On the 10th of April 2013, a judge of the High Court of Gasabo ordered, at the request of the public prosecution, the extension of the provisional detention of 30 days and their transfer to Kimironko prison. The reasons given for the extension of their detention was to contain their “attempts to incite an uprising of the population against the government”. This has become a very serious crime against anyone who does not want to toe the official political line of RPF.
The Rwandan Constitution gives right to every citizen to appeal against the extension of the provisional detention. Sylvain and Dominique appealed against the extension as soon as the decision of the judge was made. The High Court has remained silent as if it was waiting for the legal 30 days to expire so that the appeal case becomes outdated.
In the meantime, Sylvain Sibomana was summoned to appear at the High Court of Karongi on the 2nd of April 2013, in relation to another court case in which 7 co-defendants are accused of having met Sylvain Sibomana on the 15th of September 2012. One can hardly understand how the court could summon someone to take part in a court case in which he has never been questioned by the Criminal Investigation Department or by the Public Prosecution. Sylvain Sibomana was never allowed by the Kimironko prison authorities to respond to the summons to appear in the court case of Karongi.
Substantives hearings were to start at the beginning of March 2013 in the case against the 7 co-defendants i.e. Mutuyimana Anselme, Uwiringiyimana Venuste, Ufitamahoro Norbert, Twizeyimana Valens, Nahimana Marcel, Byukusenge Emmanuel and Gasengayire Leonille, in which they are accused of having met the Secretary General of FDU-Inkingi. The Public Prosecution had considered the meeting to be a subversive activity. They have been behind bars for the last 9 months.

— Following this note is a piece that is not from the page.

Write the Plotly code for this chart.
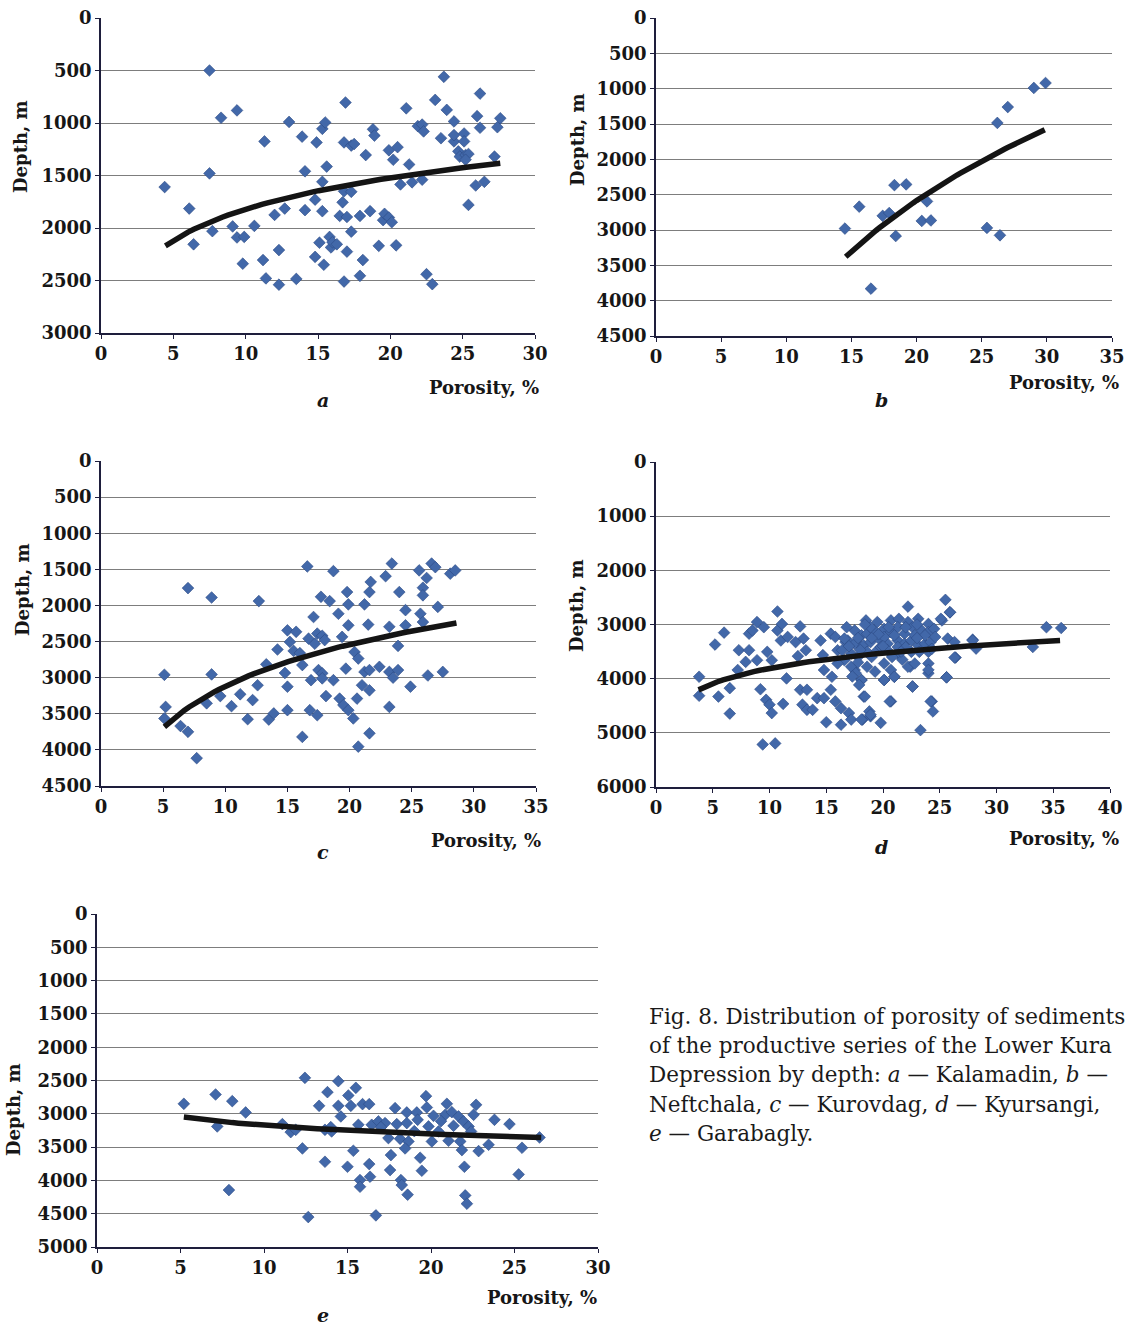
import numpy as np
import plotly.graph_objects as go

# ---------------- DATA ----------------
# Panel a - Kalamadin  (porosity %, depth m)
a_points = [(4.4,1610),(7.5,500),(8.3,950),(9.4,880),(7.5,1480),(6.1,1815),(6.4,2155),(7.7,2030),(9.1,1985),(9.4,2090),
            (9.9,2085),(10.6,1980),(9.8,2340),(11.3,1175),(11.2,2305),(11.4,2480),(12.0,1875),(12.3,2210),(12.3,2540),(12.7,1815),
            (13.0,990),(13.5,2485),(13.9,1130),(14.1,1460),(14.1,1830),(14.9,1185),(14.8,1730),(14.8,2275),(15.1,2140),(15.3,1840),
            (15.3,1560),(15.4,2350),(15.3,1055),(15.5,995),(15.6,1415),(15.8,2085),(15.9,2185),(16.0,2135),(16.3,2155),(16.5,1885),
            (16.8,1185),(16.9,805),(16.7,1755),(16.8,1650),(16.8,2510),(17.0,2225),(17.0,1895),(17.3,2035),(17.3,1655),(17.3,1215),
            (17.5,1200),(17.9,1885),(17.9,2455),(18.1,2305),(18.3,1305),(18.6,1840),(18.8,1060),(18.9,1120),(19.2,2170),(19.5,1925),
            (19.6,1865),(19.9,1900),(20.1,1945),(19.9,1260),(20.2,1350),(20.5,1230),(20.4,2165),(20.7,1585),(21.1,860),(21.3,1395),
            (21.5,1565),(21.9,1030),(22.2,1015),(22.3,1080),(22.2,1540),(22.5,2440),(22.9,2535),(23.1,780),(23.5,1145),(23.7,560),
            (23.9,875),(24.4,985),(24.4,1175),(24.4,1115),(24.7,1270),(24.8,1320),(25.1,1100),(25.1,1175),(25.2,1305),(25.4,1295),
            (25.4,1780),(25.9,1595),(26.0,935),(26.2,720),(26.2,1045),(26.5,1560),(27.2,1320),(27.4,1040),(27.6,955),(25.2,1350)]
a_trend = [2813, -431]          # depth = c0 + c1*ln(porosity)
a_trend_x = [4.45, 27.6]

# Panel b - Neftchala
b_points = [(14.5,2980),(15.6,2670),(16.5,3830),(17.4,2800),(17.9,2760),(18.3,2365),(18.4,3085),(19.2,2355),(20.8,2595),
            (20.4,2872),(21.1,2865),(25.4,2970),(26.4,3075),(26.2,1485),(27.0,1260),(29.0,990),(29.9,920)]
b_trend = [10085, -2504]
b_trend_x = [14.56, 29.84]

# Panel c - Kurovdag
c_points = [(5.1,2960),(5.2,3405),(5.1,3565),(6.4,3670),(7.0,3750),(7.7,4115),(7.0,1760),(8.9,1890),(8.9,2955),(8.5,3355),
            (9.6,3255),(10.5,3395),(11.2,3230),(11.8,3575),(12.2,3310),(12.6,3105),(12.7,1940),(13.3,2815),(13.5,3580),(13.9,3495),
            (14.8,2935),(15.0,2345),(15.7,2365),(15.0,3125),(15.0,3450),(15.2,2505),(15.5,2630),(14.2,2610),(16.2,2825),(16.2,3820),
            (16.6,1460),(16.7,2460),(16.8,3450),(17.1,2160),(17.2,2530),(17.4,2390),(17.7,1880),(17.8,2420),(16.9,3035),(17.5,2895),
            (17.8,2940),(17.8,3010),(17.4,3520),(18.1,3255),(18.4,1940),(18.7,1525),(18.7,3035),(19.1,2115),(19.2,3290),(19.4,2435),
            (19.5,3380),(19.9,2275),(19.9,1985),(19.8,1815),(19.7,2875),(19.9,3450),(20.3,3565),(20.4,2645),(20.7,2735),(20.7,3955),
            (20.6,3290),(21.0,3105),(21.2,1985),(21.2,2920),(21.5,2265),(21.6,1815),(21.7,1675),(21.6,2895),(21.6,3175),(21.6,3770),
            (22.4,2850),(22.9,1595),(23.2,2920),(23.2,2295),(23.2,3405),(23.4,1420),(23.5,3000),(24.0,1815),(23.9,2895),(23.9,2560),
            (24.5,2065),(24.5,2275),(24.9,3125),(25.6,1515),(25.9,1755),(25.9,1860),(25.7,2115),(25.9,2230),(26.2,1620),(26.3,2970),
            (26.6,1420),(26.9,1470),(27.1,2020),(27.5,2920),(28.1,1560),(28.5,1515),(16.0,2660),(18.0,2480)]
c_trend = [5039, -834]
c_trend_x = [5.1, 28.6]

# Panel d - Kyursangi
d_points = [(3.8,3965),(3.8,4315),(5.2,3370),(6.0,3150),(5.5,4330),(6.5,4645),(6.5,4175),(7.2,3840),(7.3,3475),(7.9,3690),
            (8.2,3475),(8.2,3170),(8.5,3110),(8.9,2955),(8.9,3660),(9.2,4195),(9.5,3050),(9.4,5215),(9.7,4390),(9.8,3505),
            (10.0,4480),(10.2,3660),(10.2,4635),(10.5,5195),(10.7,2760),(10.7,3110),(11.1,2990),(11.0,3295),(11.2,4465),(11.5,3995),
            (11.6,3230),(12.3,3325),(12.5,3585),(12.7,3035),(12.7,4205),(13.0,3260),(13.2,3475),(12.9,4480),(13.3,4205),(13.3,4575),
            (13.8,4575),(14.2,4360),(14.5,3295),(14.7,3565),(14.8,3840),(14.8,4360),(15.0,4805),(15.4,3170),(15.4,4205),(15.5,3965),
            (15.8,4420),(16.0,3475),(16.3,4545),(16.3,4850),(16.6,3660),(16.7,3325),(17.0,4635),(17.2,4755),(17.5,3840),(17.8,3355),
            (18.1,4025),(18.2,4755),(18.3,4330),(18.5,2925),(18.8,4605),(18.9,4695),
            (22.2,2670),(25.5,2545),(25.9,2775),(25.2,2925),(25.7,3260),(27.9,3280),(28.2,3445),(26.4,3610),(25.6,3975),(24.0,3720),
            (24.0,3900),(22.6,4145),(24.3,4420),(22.4,3780),(33.2,3415),(34.4,3050),(35.7,3065),(20.7,4420),(18.4,4330),(20.1,4025),
            (21.0,3965),
            (19.5,2955),(20.7,2925),(21.4,2895),(22.2,2955),(23.1,2895),(24.0,2990),(25.1,2895),(25.9,2775),
            (17.5,3110),(18.1,3200),(18.6,3170),(19.2,3110),(20.1,3080),(20.7,3140),(21.3,3050),(21.9,3170),(22.6,3050),(23.4,3110),
            (24.0,3140),(24.5,3080),(16.9,3295),(17.5,3355),(18.3,3385),(18.9,3325),(19.8,3295),(20.4,3355),(21.3,3295),(21.9,3355),
            (22.5,3295),(23.1,3385),(23.7,3355),(24.2,3325),(16.4,3475),(17.2,3535),(17.8,3600),(18.6,3505),(19.5,3475),(20.4,3475),
            (21.3,3535),(22.5,3505),(23.2,3505),(24.0,3505),(16.0,3720),(17.2,3780),(17.6,3900),(18.1,4025),(17.9,4115),(18.6,3780),
            (20.1,3720),(20.7,3840),(22.2,3780),(22.8,3720),(24.0,3840),(15.8,3230),(16.6,3260),(18.9,3050),(20.1,3230),(22.8,3200),
            (23.7,3200),(21.3,3415),(19.8,3415),(26.3,3325),(27.9,3295),(26.3,3610),(25.6,3975),(23.3,4950),(24.2,4420),(24.4,4605),
            (22.6,4145),(20.6,4420),(19.8,4815),(18.9,4665),(18.1,4755),(20.1,4025),(21.0,3965),(17.0,3400),(17.8,3250),(19.0,3600),
            (21.7,3650),(23.0,3000),(19.6,3180),(20.8,3600),(22.0,3420),(16.8,3050),(18.0,3470),(24.6,3230),(17.3,3960),(19.3,3870),
            (18.4,3000),(19.0,3250),(20.0,3400),(21.0,3200),(22.0,3050),(23.0,3250),(24.3,3450),(20.5,3050),(21.6,3500),(17.8,3700)]
d_trend = [4744, -406]
d_trend_x = [3.75, 35.6]

# Panel e - Garabagly
e_points = [(5.2,2850),(7.1,2710),(7.2,3190),(8.1,2810),(8.9,2980),(7.9,4145),(11.1,3155),(11.6,3275),(12.3,3520),(12.45,2460),
            (12.65,4550),(13.3,2880),(13.65,3240),(13.65,3720),(13.8,2675),(14.05,3265),(14.45,2510),(14.45,2880),(14.6,3040),(15.0,3795),
            (15.05,2725),(15.2,2880),(15.5,2610),(15.65,3165),(15.35,3555),(15.75,3995),(15.75,4095),(15.9,2855),(16.3,2855),(16.3,3755),
            (16.35,3945),(16.7,4525),(16.45,3165),(16.85,3115),(17.25,3140),(17.45,3365),(17.55,3845),(17.6,3620),(17.85,2915),(17.95,3155),
            (18.15,3375),(18.2,3995),(18.25,4070),(18.55,2980),(18.55,3140),(18.6,4215),(18.65,3415),(18.45,3520),(19.15,2980),(19.2,3090),
            (19.35,3660),(19.45,3855),(19.7,2735),(19.75,2905),(19.85,3190),(20.05,3415),(20.15,3030),(20.45,3265),(20.85,3015),(20.95,2850),
            (21.05,3405),(21.25,2975),(21.35,3180),(21.65,3040),(21.75,3415),(21.85,3545),(21.95,3115),(22.0,3795),(22.05,4225),(22.15,4350),
            (22.25,3190),(22.55,3015),(22.7,2865),(22.85,3560),(23.45,3465),(23.8,3090),(24.7,3155),(25.45,3510),(25.25,3910),(26.5,3355),
            (22.4,3265),(20.6,3110),(19.0,3260),(17.0,3200),(14.0,3200),(11.9,3240)]
e_trend = [2739, 188]
e_trend_x = [5.2, 26.6]

# axis settings per panel
panel_names = ["a", "b", "c", "d", "e"]
x_max = [30, 35, 35, 40, 30]
y_max = [3000, 4500, 4500, 6000, 5000]
y_step = [500, 500, 500, 1000, 500]

caption_lines = [
    "Fig. 8. Distribution of porosity of sediments",
    "of the productive series of the Lower Kura",
    "Depression by depth: <i>a</i> — Kalamadin, <i>b</i> —",
    "Neftchala, <i>c</i> — Kurovdag, <i>d</i> — Kyursangi,",
    "<i>e</i> — Garabagly.",
]

# ---------------- LAYOUT ----------------
W, H = 1128, 1326
def px(x): return x / W
def py(y): return 1 - y / H

# plot boxes in page pixels (left, right, top, bottom)
boxes = [(101, 535, 18, 333), (656, 1112, 18, 336), (101, 536, 461, 786),
         (656, 1110, 462, 787), (97, 598, 914, 1247)]
depth_lbl = [(20, 147), (578, 140), (22, 590), (577, 605), (13, 1110)]
poro_lbl = [(541, 387), (1121, 383), (543, 840), (1121, 838), (599, 1297)]
letter_lbl = [(323, 400), (881, 400), (323, 852), (881, 847), (323, 1315)]

all_points = [a_points, b_points, c_points, d_points, e_points]
all_trends = [a_trend, b_trend, c_trend, d_trend, e_trend]
all_trend_x = [a_trend_x, b_trend_x, c_trend_x, d_trend_x, e_trend_x]

SERIF = "DejaVu Serif"
fig = go.Figure()
layout = dict(width=W, height=H, margin=dict(l=0, r=0, t=0, b=0, autoexpand=False),
              paper_bgcolor="white", plot_bgcolor="white", showlegend=False)
annotations = []

for i in range(5):
    n = "" if i == 0 else str(i + 1)
    xs, ys = zip(*all_points[i])
    fig.add_trace(go.Scatter(x=xs, y=ys, mode="markers", xaxis="x" + n, yaxis="y" + n,
                             marker=dict(symbol="diamond", size=9, color="#4268a9",
                                         line=dict(color="#2b4a84", width=0.6)),
                             hoverinfo="x+y"))
    tx = np.linspace(all_trend_x[i][0], all_trend_x[i][1], 60)
    ty = all_trends[i][0] + all_trends[i][1] * np.log(tx)
    fig.add_trace(go.Scatter(x=tx, y=ty, mode="lines", xaxis="x" + n, yaxis="y" + n,
                             line=dict(color="#141414", width=5.5), hoverinfo="skip"))
    l, r, t, b = boxes[i]
    common = dict(showline=True, automargin=False, zeroline=False, ticklabeloverflow="allow",
                  linecolor="#1e1e3c", linewidth=1.6, ticks="outside", ticklen=4, tickcolor="#1e1e3c",
                  tickfont=dict(family=SERIF, size=18, color="#161616", weight="bold"))
    layout["xaxis" + n] = dict(domain=[px(l), px(r)], range=[0, x_max[i]], dtick=5, tick0=0,
                               anchor="y" + n, showgrid=False, **common)
    layout["yaxis" + n] = dict(domain=[py(b), py(t)], range=[y_max[i], 0], dtick=y_step[i], tick0=0,
                               anchor="x" + n, showgrid=True, gridcolor="#7d7d7d", gridwidth=1.3,
                               **common)
    dx, dy = depth_lbl[i]
    annotations.append(dict(x=px(dx), y=py(dy), xref="paper", yref="paper", text="<b>Depth, m</b>",
                            textangle=-90, showarrow=False, xanchor="center", yanchor="middle",
                            font=dict(family=SERIF, size=18, color="#161616")))
    qx, qy = poro_lbl[i]
    annotations.append(dict(x=px(qx), y=py(qy), xref="paper", yref="paper", text="<b>Porosity, %</b>",
                            showarrow=False, xanchor="right", yanchor="middle",
                            font=dict(family=SERIF, size=18, color="#161616")))
    lx, ly = letter_lbl[i]
    annotations.append(dict(x=px(lx), y=py(ly), xref="paper", yref="paper",
                            text="<b><i>" + panel_names[i] + "</i></b>",
                            showarrow=False, xanchor="center", yanchor="middle",
                            font=dict(family=SERIF, size=19, color="#161616")))

cap_y = [1016, 1045, 1074, 1104, 1133]
for line, yy in zip(caption_lines, cap_y):
    annotations.append(dict(x=px(647), y=py(yy), xref="paper", yref="paper", text=line,
                            showarrow=False, xanchor="left", yanchor="middle",
                            font=dict(family=SERIF, size=21.5, color="#1a1a1a")))

layout["annotations"] = annotations
fig.update_layout(**layout)
# remove the browser's default body margin so the figure sits at the page origin
fig.write_html("out.html", config={"displayModeBar": False},
               post_script="document.body.style.margin='0';document.documentElement.style.overflow='hidden';")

When hearing started the Counsel for the accused, Bimenyimana Emmanuel pointed out that the said court did not have the legal competence to try them on the charges they are alleged to have committed. The counsel pointed out that they had to be tried by a lower court. After consideration of the counsel argument, the judge decided that only Mutuyimana Anselme would appear before that High court, because he was co-author in the crime, while the rest would be tried by a lower court.
Despite the decision of the court , the 6 accused (Uwiringiyimana Venuste, Ufitamahoro Norbert, Twizeyimana Valens, Nahimana Marcel, Byukusenge Emmanuel and Gasengayire Leonille), are held illegally because the Prosecution has not referred them to a lower court or provisionally released them. They have appealed against this illegal detention without success.
On the 24th of April 2013, the defence counsel wrote to the President of the High Court of Karongi to denounce the illegality of the detention. However the court registrar refused to accept the letter, under the pretext that the counsel had not attached a copy of the judgement. When the counsel asked the High Court of Karongi to give him a copy of the judgement, the relevant court authority refused to give him the copy on the pretext that the judgement had not yet been proofread and signed by the judges.
This ping pong game demonstrates bad faith on the part of the Prosecution in complicity with the judges to keep the accused in jail and thus deny them their right to equitable justice.
FDU-Inkingi calls for the end of this illegal detention of the 6 accused. It is beyond understanding that a government would keep a stony silence to calls to end the plight of people held illegally in its jail.
FDU-Inkingi denounces once again, the lack of independence of the judiciary that has been unable to give equal rights to the defence and the prosecution. This has been demonstrated particularly in cases involving members of the opposition. The latter are treated as pariah without rights. This shows again that the Rwandan justice system still has a long way to go.